If precautions fail and a fire breaks out, the best advice is the most obvious, according to the experts: get the hell out and call the fire department.

Rich Barlow

Rich Barlow can be reached at barlowr@bu.edu.

2 Comments on Fire Safety Dos and Don’ts

  • Ed Comeau on 09.09.2013 at 9:53 am

    Good info! All of BU housing is sprinklered, which is great, sprinklers save lives, no two ways about it, kudos to BU!

    Did you know that four out of five fire deaths happen OFF campus? Last academic year there were 7 students killed in off-campus fires across the country, including Binland Lee last April at BU. If you have to remember one thing, it is to know two ways out, no matter where you are-your house, dorm, classroom, restaurant, movie theater. Your second way out might be a window, so think about getting a fire escape ladder from Home Depot or Lowe’s. Small price to pay to be able to get out when you have to.

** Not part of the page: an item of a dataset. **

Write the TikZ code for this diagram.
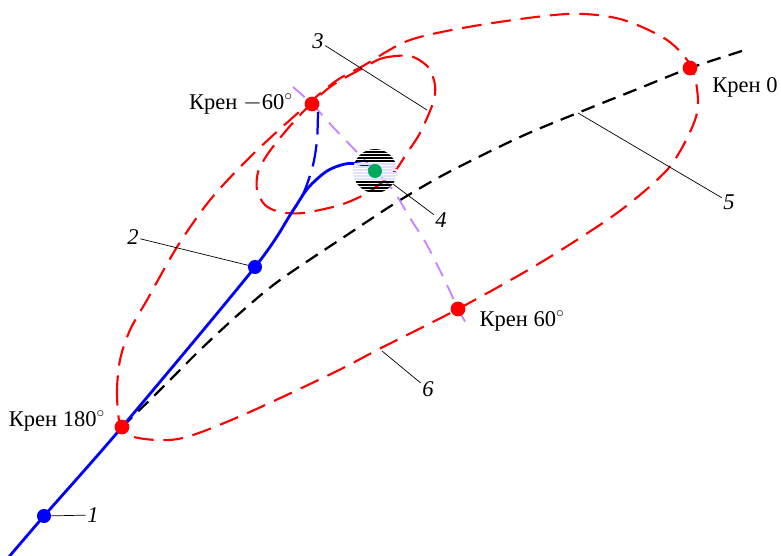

  • Ann Helwege on 09.09.2013 at 11:21 am

    Never pour water on a grease fire! I’ve known this but just learned why. Water is heavier than oil and sinks to the bottom of the pan, where it then superheats. As the water boils up, the burning grease explodes, not only burning the cook but alighting other flammable items in the room. Fire instructors demonstrate this with a deep fat fryer and a cup of water: the explosion looks like an atomic explosion.